→ **DIRECTIVE**
Nothing outside the lines from the one containing "Output the component" through the one containing "const binStep = 0.04;" should be copied, and no pictures either. Copy those lines exactly.

-- START OF RECORDS FOR THE TASK --

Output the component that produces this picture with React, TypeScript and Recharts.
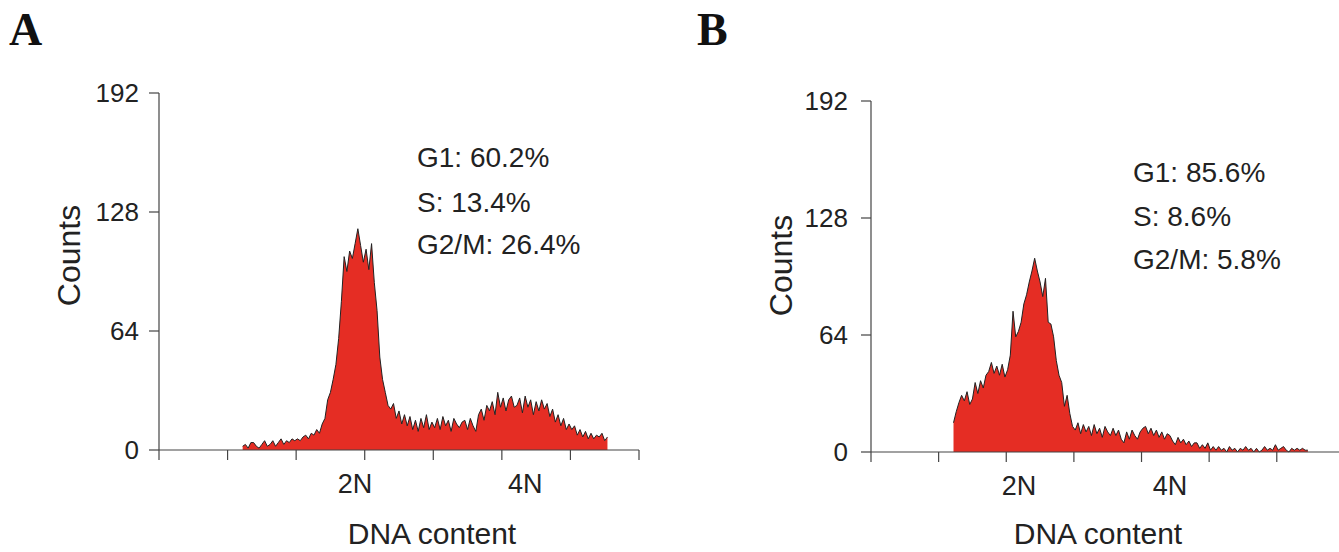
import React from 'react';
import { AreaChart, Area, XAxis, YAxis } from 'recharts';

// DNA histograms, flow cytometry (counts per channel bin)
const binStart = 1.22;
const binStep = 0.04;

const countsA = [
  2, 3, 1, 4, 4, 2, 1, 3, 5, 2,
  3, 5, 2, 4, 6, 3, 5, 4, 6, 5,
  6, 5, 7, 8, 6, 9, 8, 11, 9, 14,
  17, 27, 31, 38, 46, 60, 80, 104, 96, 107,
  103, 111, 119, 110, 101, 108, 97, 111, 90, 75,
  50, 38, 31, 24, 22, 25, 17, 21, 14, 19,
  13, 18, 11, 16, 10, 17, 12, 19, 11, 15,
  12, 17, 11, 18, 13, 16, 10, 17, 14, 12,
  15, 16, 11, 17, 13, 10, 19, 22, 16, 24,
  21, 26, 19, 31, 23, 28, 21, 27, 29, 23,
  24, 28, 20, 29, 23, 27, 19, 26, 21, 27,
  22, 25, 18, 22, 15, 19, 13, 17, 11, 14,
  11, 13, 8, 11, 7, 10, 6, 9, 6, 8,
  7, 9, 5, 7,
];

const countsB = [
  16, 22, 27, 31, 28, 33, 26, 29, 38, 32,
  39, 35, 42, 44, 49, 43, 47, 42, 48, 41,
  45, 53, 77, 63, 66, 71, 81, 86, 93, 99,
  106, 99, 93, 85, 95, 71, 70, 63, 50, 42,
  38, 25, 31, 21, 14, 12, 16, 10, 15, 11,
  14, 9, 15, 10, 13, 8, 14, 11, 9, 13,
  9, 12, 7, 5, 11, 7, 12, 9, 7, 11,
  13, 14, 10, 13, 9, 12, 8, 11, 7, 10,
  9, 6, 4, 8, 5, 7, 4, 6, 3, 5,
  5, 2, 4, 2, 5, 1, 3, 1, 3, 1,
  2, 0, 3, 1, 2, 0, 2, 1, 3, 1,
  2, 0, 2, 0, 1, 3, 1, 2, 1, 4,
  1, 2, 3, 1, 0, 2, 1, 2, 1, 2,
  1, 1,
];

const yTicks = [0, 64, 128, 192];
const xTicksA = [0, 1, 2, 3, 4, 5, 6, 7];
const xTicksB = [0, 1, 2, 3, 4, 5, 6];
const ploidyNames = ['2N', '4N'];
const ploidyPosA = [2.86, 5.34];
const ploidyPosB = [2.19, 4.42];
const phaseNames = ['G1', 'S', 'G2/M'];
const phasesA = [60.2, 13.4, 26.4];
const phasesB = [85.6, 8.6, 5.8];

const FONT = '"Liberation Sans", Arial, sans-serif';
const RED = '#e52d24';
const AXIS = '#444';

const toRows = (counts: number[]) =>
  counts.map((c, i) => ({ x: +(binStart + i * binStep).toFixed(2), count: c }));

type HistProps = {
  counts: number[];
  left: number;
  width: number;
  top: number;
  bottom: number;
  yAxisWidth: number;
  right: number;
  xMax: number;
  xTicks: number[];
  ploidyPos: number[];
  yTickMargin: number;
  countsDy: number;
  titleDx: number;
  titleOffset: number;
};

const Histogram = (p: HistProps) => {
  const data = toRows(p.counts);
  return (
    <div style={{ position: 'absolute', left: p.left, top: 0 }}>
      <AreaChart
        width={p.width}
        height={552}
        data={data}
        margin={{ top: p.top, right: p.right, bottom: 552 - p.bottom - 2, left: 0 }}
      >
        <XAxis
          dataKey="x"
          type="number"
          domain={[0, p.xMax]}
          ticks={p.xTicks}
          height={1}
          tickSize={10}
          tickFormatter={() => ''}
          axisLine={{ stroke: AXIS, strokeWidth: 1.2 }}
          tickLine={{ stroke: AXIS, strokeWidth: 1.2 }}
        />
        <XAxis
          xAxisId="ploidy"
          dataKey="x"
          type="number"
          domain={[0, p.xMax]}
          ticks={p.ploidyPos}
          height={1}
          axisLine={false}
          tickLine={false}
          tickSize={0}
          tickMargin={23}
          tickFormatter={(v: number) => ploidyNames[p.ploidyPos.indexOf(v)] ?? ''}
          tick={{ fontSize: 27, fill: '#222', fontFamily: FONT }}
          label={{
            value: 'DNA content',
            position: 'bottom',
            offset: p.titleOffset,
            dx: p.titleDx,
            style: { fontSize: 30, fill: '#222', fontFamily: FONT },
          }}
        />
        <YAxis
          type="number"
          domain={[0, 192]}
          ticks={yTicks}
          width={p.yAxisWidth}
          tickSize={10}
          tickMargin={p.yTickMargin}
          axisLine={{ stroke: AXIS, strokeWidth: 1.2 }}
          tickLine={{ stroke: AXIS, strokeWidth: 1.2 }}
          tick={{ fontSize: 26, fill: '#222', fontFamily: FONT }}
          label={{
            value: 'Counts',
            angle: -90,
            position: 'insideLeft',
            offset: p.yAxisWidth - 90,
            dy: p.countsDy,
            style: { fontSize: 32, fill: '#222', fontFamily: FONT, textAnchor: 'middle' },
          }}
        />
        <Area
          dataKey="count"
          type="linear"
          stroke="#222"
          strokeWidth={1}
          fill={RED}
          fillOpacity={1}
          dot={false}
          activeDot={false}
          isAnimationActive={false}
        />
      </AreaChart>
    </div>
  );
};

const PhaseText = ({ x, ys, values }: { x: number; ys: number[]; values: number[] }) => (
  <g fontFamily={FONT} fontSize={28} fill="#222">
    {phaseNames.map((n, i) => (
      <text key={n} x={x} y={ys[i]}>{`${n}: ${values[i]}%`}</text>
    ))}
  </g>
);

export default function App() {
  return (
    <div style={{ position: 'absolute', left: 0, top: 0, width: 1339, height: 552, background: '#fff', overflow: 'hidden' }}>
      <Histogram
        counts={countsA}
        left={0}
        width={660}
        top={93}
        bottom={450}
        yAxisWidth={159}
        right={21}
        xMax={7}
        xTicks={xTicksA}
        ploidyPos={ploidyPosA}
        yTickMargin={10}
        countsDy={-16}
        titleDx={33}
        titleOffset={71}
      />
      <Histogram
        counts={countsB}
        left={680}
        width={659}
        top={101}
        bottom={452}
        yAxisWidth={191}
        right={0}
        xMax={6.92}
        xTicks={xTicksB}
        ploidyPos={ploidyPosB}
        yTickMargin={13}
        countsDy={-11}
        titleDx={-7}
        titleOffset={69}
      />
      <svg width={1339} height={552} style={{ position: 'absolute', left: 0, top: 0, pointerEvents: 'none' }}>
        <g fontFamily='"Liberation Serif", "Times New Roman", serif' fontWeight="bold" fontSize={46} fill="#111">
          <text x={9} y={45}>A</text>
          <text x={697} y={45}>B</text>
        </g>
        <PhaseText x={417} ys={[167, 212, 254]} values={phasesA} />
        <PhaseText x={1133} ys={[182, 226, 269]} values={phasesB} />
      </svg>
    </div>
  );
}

-- END OF RECORDS FOR THE TASK --
-- START OF RECORDS FOR THE TASK --

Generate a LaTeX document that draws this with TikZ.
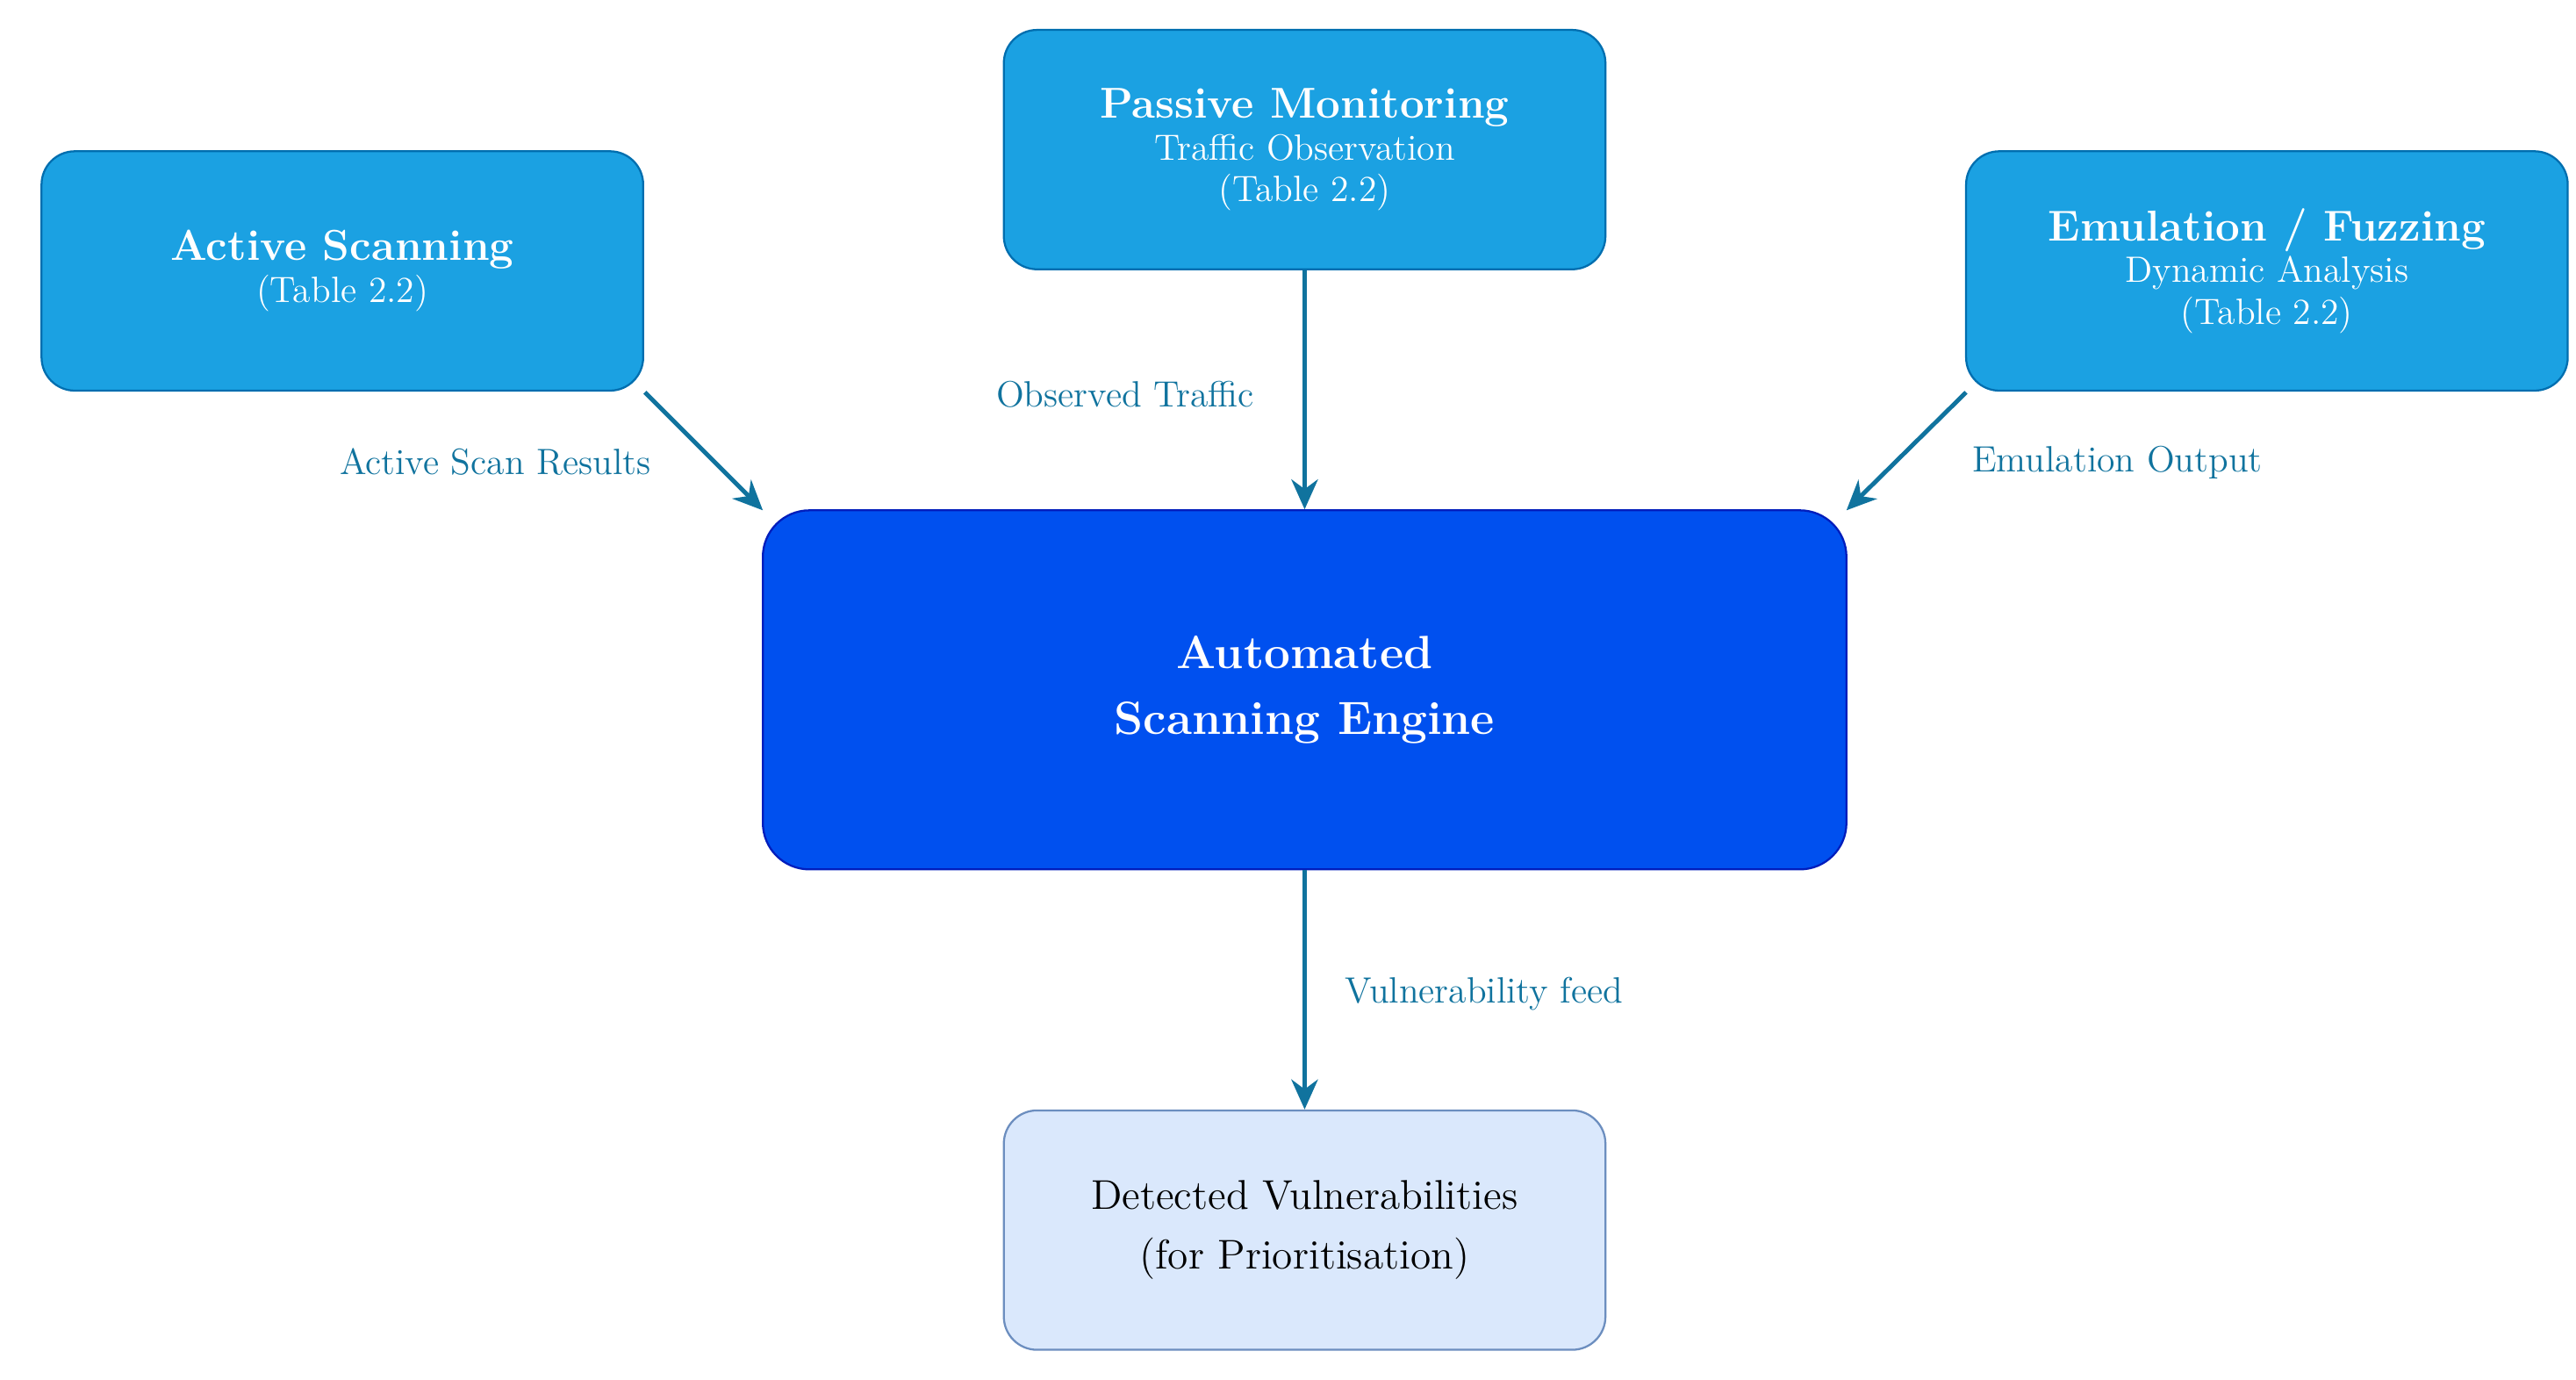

-- END OF RECORDS FOR THE TASK --
-- START OF RECORDS FOR THE TASK --

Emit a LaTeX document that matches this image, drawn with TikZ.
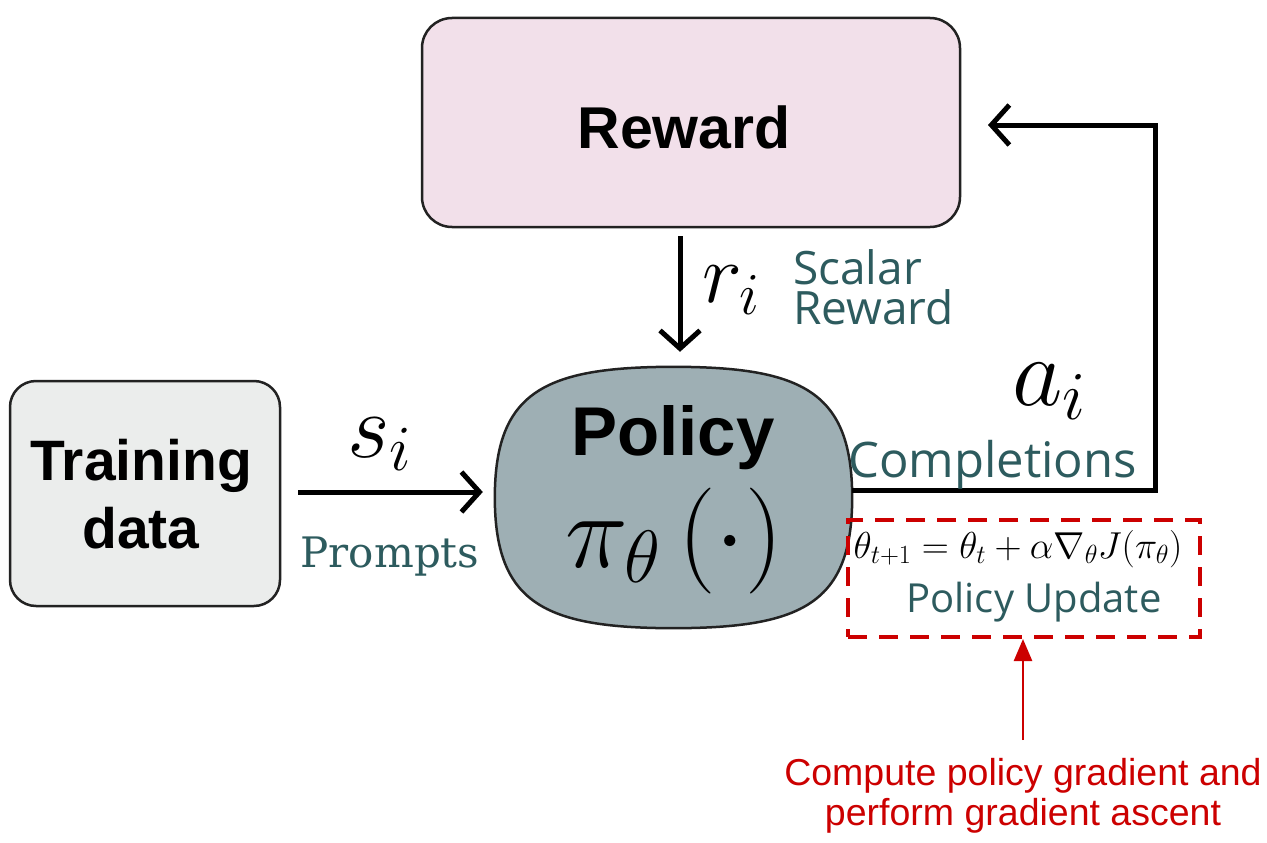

-- END OF RECORDS FOR THE TASK --

→ **RESPONSE TO THIS EXERCISE**
Output the component that produces this picture with React, TypeScript and Recharts.
import React from 'react';
import { AreaChart, Area, XAxis, YAxis } from 'recharts';

// DNA histograms, flow cytometry (counts per channel bin)
const binStart = 1.22;
const binStep = 0.04;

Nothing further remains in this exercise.